**What you are asked to do**
Transcribe every entry word for word. Skip the pictures.

=== Items ===

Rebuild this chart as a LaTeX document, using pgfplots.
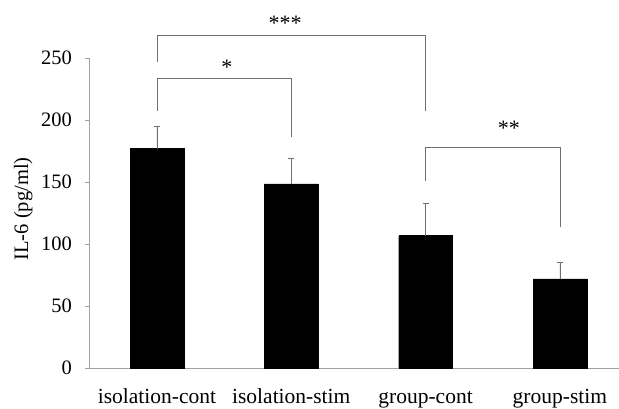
\documentclass[border=0pt]{standalone}
\usepackage{fontspec}
\setmainfont{Liberation Serif}
\usepackage{pgfplots}
\pgfplotsset{compat=1.18}
\definecolor{axgray}{HTML}{A0A0A0}
\definecolor{brgray}{HTML}{707070}
\begin{document}
\begin{tikzpicture}
\useasboundingbox (-89pt,-41pt) rectangle (530pt,368pt);
\begin{axis}[
  at={(0,0)}, anchor=south west,
  scale only axis,
  width=530pt, height=310pt,
  xmin=-0.506, xmax=3.44,
  ymin=0, ymax=250,
  clip=false,
  axis x line=bottom, axis y line=left,
  axis line style={axgray, line width=0.8pt, -},
  xtick={0,1,2,3},
  xticklabels={isolation-cont,isolation-stim,group-cont,group-stim},
  xtick style={draw=none},
  ytick={0,50,100,150,200,250},
  ytick style={axgray, line width=0.8pt},
  tick align=outside,
  major tick length=4pt,
  /pgf/number format/assume math mode=true,
  xticklabel style={font=\fontsize{21.5}{25}\selectfont, anchor=base, inner sep=0pt, yshift=-32pt},
  yticklabel style={font=\fontsize{20.5}{24}\selectfont, anchor=east, inner sep=0pt, xshift=-13pt},
  ylabel={IL-6 (pg/ml)},
  ylabel style={font=\fontsize{20.5}{24}\selectfont, at={(axis description cs:-0.124,0.513)}, anchor=center, inner sep=0pt},
]
\addplot[ybar, bar width=0.4, fill=black, draw=black,
  error bars/.cd, y dir=plus, y explicit,
  error bar style={brgray, line width=0.8pt},
  error mark options={brgray, rotate=90, mark size=3pt, line width=0.8pt}]
  coordinates {
  (0,177) +- (0,17.5)
  (1,148.4) +- (0,21)
  (2,106.7) +- (0,26.3)
  (3,71.8) +- (0,13.2)
  };
% significance brackets
\addplot[brgray, line width=0.8pt, mark=none] coordinates {(0,247) (0,268) (1.997,268) (1.997,207.5)};
\addplot[brgray, line width=0.8pt, mark=none] coordinates {(0,207.5) (0,233.6) (1,233.6) (1,186)};
\addplot[brgray, line width=0.8pt, mark=none] coordinates {(2,151) (2,178) (3,178) (3,113.7)};
\node[font=\fontsize{22}{26}\selectfont, anchor=base, inner sep=0pt] at (axis cs:0.954,272.5) {***};
\node[font=\fontsize{22}{26}\selectfont, anchor=base, inner sep=0pt] at (axis cs:0.52,237) {*};
\node[font=\fontsize{22}{26}\selectfont, anchor=base, inner sep=0pt] at (axis cs:2.62,187.5) {**};
\end{axis}
\end{tikzpicture}
\end{document}
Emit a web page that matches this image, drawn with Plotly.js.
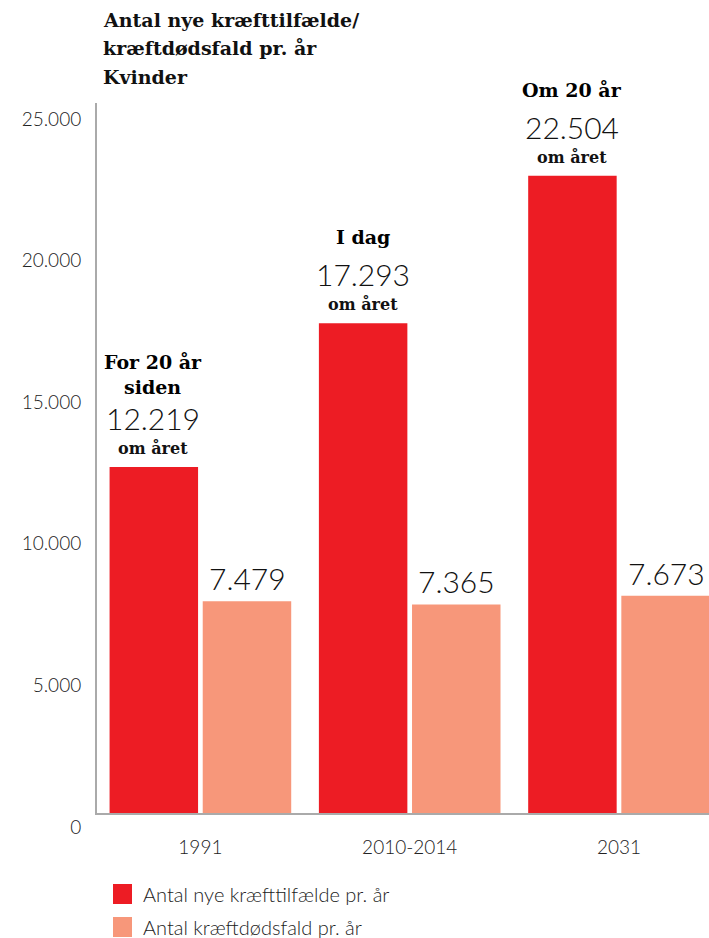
<!DOCTYPE html>
<html><head><meta charset="utf-8">
<script src="https://cdn.plot.ly/plotly-3.0.1.min.js"></script>
<style>html,body{margin:0;padding:0;background:#fff}#chart{width:709px;height:938px}</style>
</head><body><div id="chart"></div>
<script>
const categories = ["1991", "2010-2014", "2031"];
const newCases = [12219, 17293, 22504];
const deaths = [7479, 7365, 7673];
const headlines = ["For 20 år<br>siden", "I dag", "Om 20 år"];
const titleLines = ["Antal nye kræfttilfælde/", "kræftdødsfald pr. år", "Kvinder"];
const seriesNames = ["Antal nye kræfttilfælde pr. år", "Antal kræftdødsfald pr. år"];
const yTicks = [0, 5000, 10000, 15000, 20000, 25000];
const yTickText = ["0", "5.000", "10.000", "15.000", "20.000", "25.000"];
const fmtNum = v => String(v).replace(/\B(?=(\d{3})+(?!\d))/g, ".");

const RED = "#ED1C24", SALMON = "#F7977A";
const COLORS = [RED, SALMON];
const serif = "DejaVu Serif, serif";
const light = "Lato, Open Sans, sans-serif";

// plot area geometry (pixels)
const W = 709, H = 938, L = 97, T = 103, B = 125;
const PW = W - L, PH = H - T - B;
const px2x = px => (px - L) / PW;
const px2y = py => (H - B - py) / PH;

const traces = [
  {type: "bar", x: categories, y: newCases, name: seriesNames[0], marker: {color: RED}, hoverinfo: "none", showlegend: false},
  {type: "bar", x: categories, y: deaths, name: seriesNames[1], marker: {color: SALMON}, hoverinfo: "none", showlegend: false}
];

const ann = [];
categories.forEach((c, i) => {
  ann.push({x: i, y: newCases[i], xref: "x", yref: "y", xshift: -47, yshift: i === 0 ? 92 : 86, yanchor: "middle",
    showarrow: false, text: "<b>" + headlines[i] + "</b>", font: {family: serif, size: 19, color: "#000"}});
  ann.push({x: i, y: newCases[i], xref: "x", yref: "y", xshift: -47, yshift: 49, yanchor: "middle",
    showarrow: false, text: fmtNum(newCases[i]), font: {family: light, size: 30, color: "#111", weight: 300}});
  ann.push({x: i, y: newCases[i], xref: "x", yref: "y", xshift: -47, yshift: 19, yanchor: "middle",
    showarrow: false, text: "<b>om året</b>", font: {family: serif, size: 16, color: "#111"}});
  ann.push({x: i, y: deaths[i], xref: "x", yref: "y", xshift: 47, yshift: 23, yanchor: "middle",
    showarrow: false, text: fmtNum(deaths[i]), font: {family: light, size: 30, color: "#111", weight: 300}});
});

// title lines
const titleY = [20, 48, 77];
titleLines.forEach((t, i) => {
  ann.push({x: px2x(101), y: px2y(titleY[i]), xref: "paper", yref: "paper", xanchor: "left", yanchor: "middle",
    showarrow: false, text: "<b>" + t + "</b>", font: {family: serif, size: 19, color: "#111"}});
});

// legend (drawn manually to match the large swatches)
const shapes = [];
const legY = [894, 927];
seriesNames.forEach((n, i) => {
  shapes.push({type: "rect", xref: "paper", yref: "paper", x0: px2x(113), x1: px2x(132),
    y0: px2y(legY[i] - 10), y1: px2y(legY[i] + 10), fillcolor: COLORS[i], line: {width: 0}});
  ann.push({x: px2x(141), y: px2y(legY[i]), xref: "paper", yref: "paper", xanchor: "left", yanchor: "middle",
    showarrow: false, text: n, font: {family: light, size: 20, color: "#222", weight: 300}});
});

const layout = {
  width: W, height: H,
  margin: {l: L, r: 0, t: T, b: B, autoexpand: false},
  paper_bgcolor: "#fff", plot_bgcolor: "#fff",
  barmode: "group", bargap: 0.11, bargroupgap: 0.05,
  xaxis: {type: "category", range: [-0.494, 2.43], showline: true, linecolor: "#aaa", linewidth: 2,
    ticks: "", showgrid: false, zeroline: false, ticklabelstandoff: 16, automargin: false,
    tickfont: {family: light, size: 19, color: "#222", weight: 300}},
  yaxis: {range: [0, 25070], showline: true, linecolor: "#aaa", linewidth: 2, showgrid: false, zeroline: false,
    tickvals: yTicks, ticktext: yTickText, ticks: "", ticklabelshift: 14, ticklabelstandoff: 10, automargin: false,
    tickfont: {family: light, size: 19, color: "#222", weight: 300}},
  showlegend: false,
  annotations: ann,
  shapes: shapes
};

Plotly.newPlot("chart", traces, layout, {displayModeBar: false, staticPlot: true});
</script></body></html>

===

**Reply**
Rebuild this chart as a LaTeX document, using pgfplots.
\documentclass[border=0pt]{standalone}
\usepackage{fontspec}
\setmainfont{Liberation Serif}
\usepackage{pgfplots}
\pgfplotsset{compat=1.18}
\definecolor{axgray}{HTML}{A0A0A0}
\definecolor{brgray}{HTML}{707070}
\begin{document}
\begin{tikzpicture}
\useasboundingbox (-89pt,-41pt) rectangle (530pt,368pt);
\begin{axis}[
  at={(0,0)}, anchor=south west,
  scale only axis,
  width=530pt, height=310pt,
  xmin=-0.506, xmax=3.44,
  ymin=0, ymax=250,
  clip=false,
  axis x line=bottom, axis y line=left,
  axis line style={axgray, line width=0.8pt, -},
  xtick={0,1,2,3},
  xticklabels={isolation-cont,isolation-stim,group-cont,group-stim},
  xtick style={draw=none},
  ytick={0,50,100,150,200,250},
  ytick style={axgray, line width=0.8pt},
  tick align=outside,
  major tick length=4pt,
  /pgf/number format/assume math mode=true,
  xticklabel style={font=\fontsize{21.5}{25}\selectfont, anchor=base, inner sep=0pt, yshift=-32pt},
  yticklabel style={font=\fontsize{20.5}{24}\selectfont, anchor=east, inner sep=0pt, xshift=-13pt},
  ylabel={IL-6 (pg/ml)},
  ylabel style={font=\fontsize{20.5}{24}\selectfont, at={(axis description cs:-0.124,0.513)}, anchor=center, inner sep=0pt},
]
\addplot[ybar, bar width=0.4, fill=black, draw=black,
  error bars/.cd, y dir=plus, y explicit,
  error bar style={brgray, line width=0.8pt},
  error mark options={brgray, rotate=90, mark size=3pt, line width=0.8pt}]
  coordinates {
  (0,177) +- (0,17.5)
  (1,148.4) +- (0,21)
  (2,106.7) +- (0,26.3)
  (3,71.8) +- (0,13.2)
  };
% significance brackets
\addplot[brgray, line width=0.8pt, mark=none] coordinates {(0,247) (0,268) (1.997,268) (1.997,207.5)};
\addplot[brgray, line width=0.8pt, mark=none] coordinates {(0,207.5) (0,233.6) (1,233.6) (1,186)};
\addplot[brgray, line width=0.8pt, mark=none] coordinates {(2,151) (2,178) (3,178) (3,113.7)};
\node[font=\fontsize{22}{26}\selectfont, anchor=base, inner sep=0pt] at (axis cs:0.954,272.5) {***};
\node[font=\fontsize{22}{26}\selectfont, anchor=base, inner sep=0pt] at (axis cs:0.52,237) {*};
\node[font=\fontsize{22}{26}\selectfont, anchor=base, inner sep=0pt] at (axis cs:2.62,187.5) {**};
\end{axis}
\end{tikzpicture}
\end{document}
Emit a web page that matches this image, drawn with Plotly.js.
<!DOCTYPE html>
<html><head><meta charset="utf-8">
<script src="https://cdn.plot.ly/plotly-3.0.1.min.js"></script>
<style>html,body{margin:0;padding:0;background:#fff}#chart{width:709px;height:938px}</style>
</head><body><div id="chart"></div>
<script>
const categories = ["1991", "2010-2014", "2031"];
const newCases = [12219, 17293, 22504];
const deaths = [7479, 7365, 7673];
const headlines = ["For 20 år<br>siden", "I dag", "Om 20 år"];
const titleLines = ["Antal nye kræfttilfælde/", "kræftdødsfald pr. år", "Kvinder"];
const seriesNames = ["Antal nye kræfttilfælde pr. år", "Antal kræftdødsfald pr. år"];
const yTicks = [0, 5000, 10000, 15000, 20000, 25000];
const yTickText = ["0", "5.000", "10.000", "15.000", "20.000", "25.000"];
const fmtNum = v => String(v).replace(/\B(?=(\d{3})+(?!\d))/g, ".");

const RED = "#ED1C24", SALMON = "#F7977A";
const COLORS = [RED, SALMON];
const serif = "DejaVu Serif, serif";
const light = "Lato, Open Sans, sans-serif";

// plot area geometry (pixels)
const W = 709, H = 938, L = 97, T = 103, B = 125;
const PW = W - L, PH = H - T - B;
const px2x = px => (px - L) / PW;
const px2y = py => (H - B - py) / PH;

const traces = [
  {type: "bar", x: categories, y: newCases, name: seriesNames[0], marker: {color: RED}, hoverinfo: "none", showlegend: false},
  {type: "bar", x: categories, y: deaths, name: seriesNames[1], marker: {color: SALMON}, hoverinfo: "none", showlegend: false}
];

const ann = [];
categories.forEach((c, i) => {
  ann.push({x: i, y: newCases[i], xref: "x", yref: "y", xshift: -47, yshift: i === 0 ? 92 : 86, yanchor: "middle",
    showarrow: false, text: "<b>" + headlines[i] + "</b>", font: {family: serif, size: 19, color: "#000"}});
  ann.push({x: i, y: newCases[i], xref: "x", yref: "y", xshift: -47, yshift: 49, yanchor: "middle",
    showarrow: false, text: fmtNum(newCases[i]), font: {family: light, size: 30, color: "#111", weight: 300}});
  ann.push({x: i, y: newCases[i], xref: "x", yref: "y", xshift: -47, yshift: 19, yanchor: "middle",
    showarrow: false, text: "<b>om året</b>", font: {family: serif, size: 16, color: "#111"}});
  ann.push({x: i, y: deaths[i], xref: "x", yref: "y", xshift: 47, yshift: 23, yanchor: "middle",
    showarrow: false, text: fmtNum(deaths[i]), font: {family: light, size: 30, color: "#111", weight: 300}});
});

// title lines
const titleY = [20, 48, 77];
titleLines.forEach((t, i) => {
  ann.push({x: px2x(101), y: px2y(titleY[i]), xref: "paper", yref: "paper", xanchor: "left", yanchor: "middle",
    showarrow: false, text: "<b>" + t + "</b>", font: {family: serif, size: 19, color: "#111"}});
});

// legend (drawn manually to match the large swatches)
const shapes = [];
const legY = [894, 927];
seriesNames.forEach((n, i) => {
  shapes.push({type: "rect", xref: "paper", yref: "paper", x0: px2x(113), x1: px2x(132),
    y0: px2y(legY[i] - 10), y1: px2y(legY[i] + 10), fillcolor: COLORS[i], line: {width: 0}});
  ann.push({x: px2x(141), y: px2y(legY[i]), xref: "paper", yref: "paper", xanchor: "left", yanchor: "middle",
    showarrow: false, text: n, font: {family: light, size: 20, color: "#222", weight: 300}});
});

const layout = {
  width: W, height: H,
  margin: {l: L, r: 0, t: T, b: B, autoexpand: false},
  paper_bgcolor: "#fff", plot_bgcolor: "#fff",
  barmode: "group", bargap: 0.11, bargroupgap: 0.05,
  xaxis: {type: "category", range: [-0.494, 2.43], showline: true, linecolor: "#aaa", linewidth: 2,
    ticks: "", showgrid: false, zeroline: false, ticklabelstandoff: 16, automargin: false,
    tickfont: {family: light, size: 19, color: "#222", weight: 300}},
  yaxis: {range: [0, 25070], showline: true, linecolor: "#aaa", linewidth: 2, showgrid: false, zeroline: false,
    tickvals: yTicks, ticktext: yTickText, ticks: "", ticklabelshift: 14, ticklabelstandoff: 10, automargin: false,
    tickfont: {family: light, size: 19, color: "#222", weight: 300}},
  showlegend: false,
  annotations: ann,
  shapes: shapes
};

Plotly.newPlot("chart", traces, layout, {displayModeBar: false, staticPlot: true});
</script></body></html>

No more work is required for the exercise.